Task to carry out:
Quote the data exactly, first line to the line containing "import numpy as np", with no pictures.
== Dataset extract ==
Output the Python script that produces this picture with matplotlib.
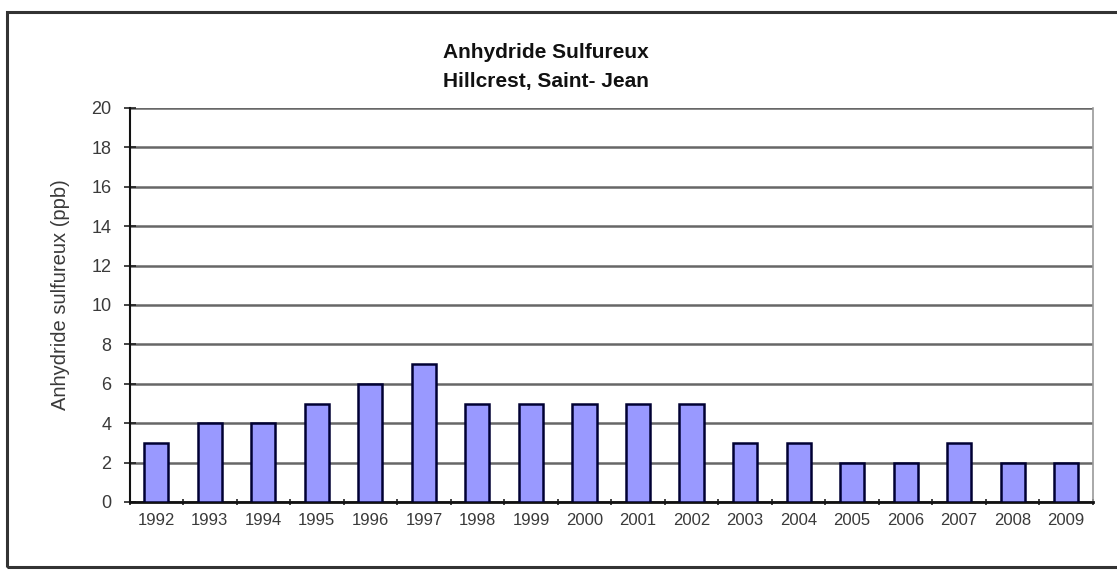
import matplotlib
matplotlib.use("Agg")
import matplotlib.pyplot as plt
from matplotlib.patches import Rectangle
import numpy as np

years = ["1992", "1993", "1994", "1995", "1996", "1997", "1998", "1999", "2000",
         "2001", "2002", "2003", "2004", "2005", "2006", "2007", "2008", "2009"]
so2_ppb = [3, 4, 4, 5, 6, 7, 5, 5, 5, 5, 5, 3, 3, 2, 2, 3, 2, 2]
y_ticks = [0, 2, 4, 6, 8, 10, 12, 14, 16, 18, 20]

plt.rcParams["font.family"] = ["Liberation Sans", "DejaVu Sans"]

W, H = 1117, 570
fig = plt.figure(figsize=(W / 100, H / 100), dpi=100)

# outer chart frame
fig.patches.append(Rectangle((7 / W, 3 / H), (W + 20) / W, (H - 15) / H,
                             transform=fig.transFigure, fill=False,
                             edgecolor="#333333", linewidth=2.2))

ax = fig.add_axes([129.5 / W, 1 - 502 / H, (1093 - 129.5) / W, (502 - 108) / H])

x = np.arange(len(years))
ax.bar(x, so2_ppb, width=0.45, color="#9999FF", edgecolor="#000033",
       linewidth=1.8, zorder=3)

ax.set_xlim(-0.5, len(years) - 0.5)
ax.set_ylim(0, 20)
ax.set_yticks(y_ticks)
ax.set_yticklabels([str(v) for v in y_ticks], fontsize=13, color="#3a3a3a")
ax.set_xticks(x)
ax.set_xticklabels(years, fontsize=12, color="#3a3a3a")
ax.tick_params(axis="x", length=0, pad=8)
ax.set_xticks(np.arange(-0.5, len(years)), minor=True)
ax.tick_params(axis="x", which="minor", length=5, direction="inout",
               width=1.2, color="#222222")
ax.tick_params(axis="y", length=8, direction="inout", width=1.2,
               color="#222222", pad=9)

ax.yaxis.grid(True, color="#676767", linewidth=1.8, zorder=0)
ax.set_axisbelow(True)

ax.spines["top"].set_visible(False)
ax.spines["right"].set_color("#9a9a9a")
ax.spines["right"].set_linewidth(1.2)
ax.spines["left"].set_color("#111111")
ax.spines["left"].set_linewidth(1.5)
ax.spines["bottom"].set_color("#111111")
ax.spines["bottom"].set_linewidth(2.0)

ax.set_ylabel("Anhydride sulfureux (ppb)", fontsize=14.5, color="#3a3a3a")
ax.yaxis.set_label_coords(60 / W, 0.5, transform=fig.transFigure)
ax.yaxis.label.set_va("center")
ax.yaxis.set_label_coords(60 / W, 1 - 295 / H, transform=fig.transFigure)

fig.text(546 / W, 1 - 52 / H, "Anhydride Sulfureux", ha="center", va="center",
         fontsize=15, fontweight="bold", color="#111111")
fig.text(546 / W, 1 - 81 / H, "Hillcrest, Saint- Jean", ha="center",
         va="center", fontsize=15, fontweight="bold", color="#111111")

fig.savefig("out.png", dpi=100)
===
Answer for this exercise:
Output the Python script that produces this picture with matplotlib.
import matplotlib
matplotlib.use("Agg")
import matplotlib.pyplot as plt
from matplotlib.patches import Rectangle
import numpy as np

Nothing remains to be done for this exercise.